▶ _Set problem_
Return, without pictures, the lines from the start of the data through the one that contains "from bokeh.resources import INLINE".

▶ _Given data_

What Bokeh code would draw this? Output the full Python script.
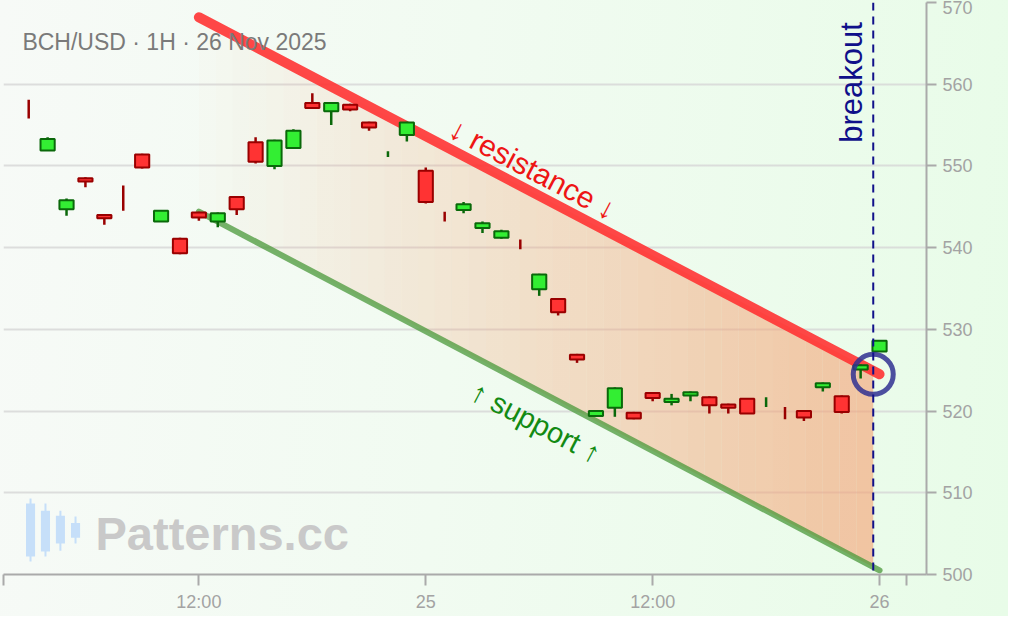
import numpy as np
import pandas as pd
from bokeh.plotting import figure
from bokeh.models import (ColumnDataSource, Range1d, FixedTicker,
                          CustomJSTickFormatter, Span)
from bokeh.core.properties import value
from bokeh.embed import file_html
from bokeh.resources import INLINE

# hourly candles BCH/USD, 24 Nov 03:00 -> 26 Nov 00:00
first_candle = "2025-11-24 03:00"
opens = [557.0, 551.9, 544.7, 548.5, 544.0, 546.1, 551.4, 543.2, 541.1, 544.3,
         543.2, 546.2, 552.9, 550.0, 552.2, 557.7, 556.7, 557.5, 555.3, 551.4,
         553.8, 549.4, 543.9, 544.6, 542.4, 541.2, 540.5, 534.9, 533.7, 526.9,
         519.4, 520.4, 519.8, 522.2, 521.1, 521.9, 521.7, 520.8, 521.5, 521.0,
         519.8, 520.0, 522.9, 521.8, 525.1, 527.3]
highs = [558.1, 553.5, 546.0, 548.6, 544.1, 547.6, 551.5, 544.6, 541.2, 544.4,
         544.3, 546.2, 553.5, 553.2, 554.5, 558.9, 557.8, 557.6, 555.4, 551.8,
         555.4, 549.8, 544.4, 545.6, 543.2, 542.2, 541.0, 536.8, 533.8, 527.0,
         520.1, 522.9, 519.9, 522.3, 522.1, 522.4, 521.8, 520.9, 521.6, 521.7,
         520.5, 520.1, 523.5, 521.9, 525.7, 528.7]
lows = [555.8, 551.9, 543.9, 547.4, 542.8, 544.5, 549.7, 543.2, 539.2, 543.3,
        542.5, 544.0, 550.3, 549.6, 552.2, 557.0, 555.0, 556.7, 554.3, 551.1,
        553.0, 545.4, 543.2, 544.2, 541.8, 541.1, 539.8, 534.1, 531.7, 525.9,
        519.3, 519.3, 519.0, 521.2, 520.7, 521.2, 519.7, 519.7, 519.7, 520.5,
        519.0, 518.8, 522.4, 519.7, 524.0, 527.3]
closes = [556.9, 553.3, 545.8, 548.1, 543.6, 546.0, 549.8, 544.5, 539.3, 543.7,
          544.2, 544.7, 550.5, 553.1, 554.3, 557.1, 557.7, 556.9, 554.7, 551.5,
          555.3, 545.6, 543.8, 545.3, 543.0, 542.0, 540.4, 536.7, 532.1, 526.3,
          520.0, 522.8, 519.1, 521.6, 521.5, 522.3, 520.7, 520.4, 519.7, 521.1,
          519.7, 519.2, 523.4, 519.9, 525.6, 528.6]

# descending channel
line_times = ["2025-11-24 12:00", "2025-11-26 00:00"]
resistance = [568.2, 524.5]
support = [544.4, 500.5]
breakout_time = "2025-11-25 23:40"
breakout_price = 524.5

y_ticks = [500, 510, 520, 530, 540, 550, 560, 570]
x_ticks = ["2025-11-24 12:00", "2025-11-25 00:00", "2025-11-25 12:00", "2025-11-26 00:00"]
x_start, x_end = "2025-11-24 01:40", "2025-11-26 02:29"
x_axis_end = "2025-11-26 01:25"

title = "BCH/USD · 1H · 26 Nov 2025"
FONT = "Liberation Sans"
HOUR = 3600 * 1000


def ms(t):
    return pd.Timestamp(t).value / 1e6


times = pd.date_range(first_candle, periods=len(opens), freq="h")
df = pd.DataFrame(dict(time=times, open=opens, high=highs, low=lows, close=closes))
up = df.close > df.open
df["top"] = df[["open", "close"]].max(axis=1)
df["bottom"] = df[["open", "close"]].min(axis=1)
df["edge"] = np.where(up, "#0a680a", "#990000")
df["fill"] = np.where(up, "#33ee33", "#ff3333")
src = ColumnDataSource(df)
bodies = ColumnDataSource(df[(df.close - df.open).abs() > 0.15])

p = figure(width=1008, height=616, x_axis_type="datetime",
           x_range=Range1d(pd.Timestamp(x_start), pd.Timestamp(x_end)),
           y_range=Range1d(500, 570), y_axis_location="right",
           output_backend="svg", toolbar_location=None,
           min_border_left=3, min_border_top=2, min_border_right=82,
           min_border_bottom=42, outline_line_color=None)
p.background_fill_alpha = 0
p.border_fill_alpha = 0
p.styles = {"background": "linear-gradient(95deg, #f7faf7 0%, #f1fbf1 45%, #e8fce8 100%)"}

# axes
for ax in (p.xaxis, p.yaxis):
    ax.axis_line_color = "#aaaaaa"
    ax.axis_line_width = 2
    ax.major_tick_line_color = "#aaaaaa"
    ax.major_tick_line_width = 2
    ax.major_tick_in = 0
    ax.minor_tick_line_color = None
    ax.major_label_text_color = "#a3a3a3"
    ax.major_label_text_font = FONT
    ax.major_label_text_font_size = "18px"
p.xaxis.major_tick_out = 11
p.xaxis.major_label_standoff = 6
p.yaxis.major_tick_out = 10
p.yaxis.major_label_standoff = 6
p.xaxis.ticker = FixedTicker(ticks=[ms(t) for t in x_ticks] + [ms(x_start), ms(x_axis_end)])
p.xaxis.formatter = CustomJSTickFormatter(code="""
const d = new Date(tick);
if (d.getUTCMinutes() !== 0) { return ""; }
const h = d.getUTCHours();
if (h === 0) { return String(d.getUTCDate()); }
return (h < 10 ? "0" : "") + h + ":00";
""")
p.yaxis.ticker = FixedTicker(ticks=y_ticks)
p.xgrid.visible = False
p.ygrid.ticker = FixedTicker(ticks=y_ticks)
p.ygrid.grid_line_color = "#d6d6d6"
p.ygrid.grid_line_width = 2
p.ygrid.grid_line_alpha = 0.8

# channel shading, fading in towards the breakout
n = 40
lt = [ms(t) for t in line_times]
edges = np.linspace(lt[0], ms(breakout_time), n + 1)
top = np.interp(edges, lt, resistance)
bot = np.interp(edges, lt, support)
xs = [[edges[i], edges[i + 1], edges[i + 1], edges[i]] for i in range(n)]
ys = [[top[i], top[i + 1], bot[i + 1], bot[i]] for i in range(n)]
p.patches(xs, ys, fill_color="#f5a072", fill_alpha=np.linspace(0.02, 0.6, n),
          line_color=None)

p.line(pd.to_datetime(line_times), support, line_color="#4a983a", line_alpha=0.75,
       line_width=6, line_cap="round")
p.line(pd.to_datetime(line_times), resistance, line_color="#ff3333", line_alpha=0.9,
       line_width=10, line_cap="round")

p.add_layout(Span(location=ms(breakout_time), dimension="height", line_color="#10108a",
                  line_width=2, line_dash="8 6"))

# candles
p.segment("time", "high", "time", "low", source=src, line_color="edge", line_width=2.5)
p.vbar(x="time", width=0.75 * HOUR, top="top", bottom="bottom", source=bodies,
       fill_color="fill", line_color="edge", line_width=2)

p.scatter([pd.Timestamp(breakout_time)], [breakout_price], marker="circle", size=40,
          fill_color=None, line_color="#303092", line_alpha=0.85, line_width=5)

# labels
p.text([pd.Timestamp("2025-11-25 05:40")], [549.6], text=["↓ resistance ↓"],
       angle=-27.7, angle_units="deg", text_align="center", text_baseline="middle",
       text_color="#ee1515", text_font=value(FONT), text_font_size="30px")
p.text([pd.Timestamp("2025-11-25 05:50")], [518.6], text=["↑ support ↑"],
       angle=-27.7, angle_units="deg", text_align="center", text_baseline="middle",
       text_color="#138a13", text_font=value(FONT), text_font_size="29px")
p.text([pd.Timestamp("2025-11-25 22:30")], [567.6], text=["breakout"], angle=90,
       angle_units="deg", text_align="right", text_baseline="alphabetic",
       text_color="#10108a", text_font=value(FONT), text_font_size="31px")
p.text([pd.Timestamp("2025-11-24 02:40")], [565.2], text=[title], text_align="left",
       text_baseline="middle", text_color="#7a7a7a", text_font=value(FONT),
       text_font_size="23px")

# watermark
logo_times = pd.Timestamp(x_start) + pd.to_timedelta([1.43, 2.22, 3.01, 3.81], unit="h")
logo_wick = ([509.3, 508.7, 507.8, 507.1], [501.6, 502.2, 502.9, 503.8])
logo_body = ([508.7, 507.8, 507.2, 506.3], [502.2, 502.8, 503.8, 504.5])
p.segment(logo_times, logo_wick[0], logo_times, logo_wick[1], line_color="#c6dff9",
          line_width=2)
p.vbar(x=logo_times, width=0.48 * HOUR, top=logo_body[0], bottom=logo_body[1],
       fill_color="#c6dff9", line_color=None)
p.text([pd.Timestamp("2025-11-24 06:32")], [505.0], text=["Patterns.cc"],
       text_align="left", text_baseline="middle", text_color="#c9c9c9",
       text_font=value(FONT), text_font_style="bold", text_font_size="47px")

open("out.html", "w").write(file_html(p, INLINE))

▶ _Final result_
What Bokeh code would draw this? Output the full Python script.
import numpy as np
import pandas as pd
from bokeh.plotting import figure
from bokeh.models import (ColumnDataSource, Range1d, FixedTicker,
                          CustomJSTickFormatter, Span)
from bokeh.core.properties import value
from bokeh.embed import file_html
from bokeh.resources import INLINE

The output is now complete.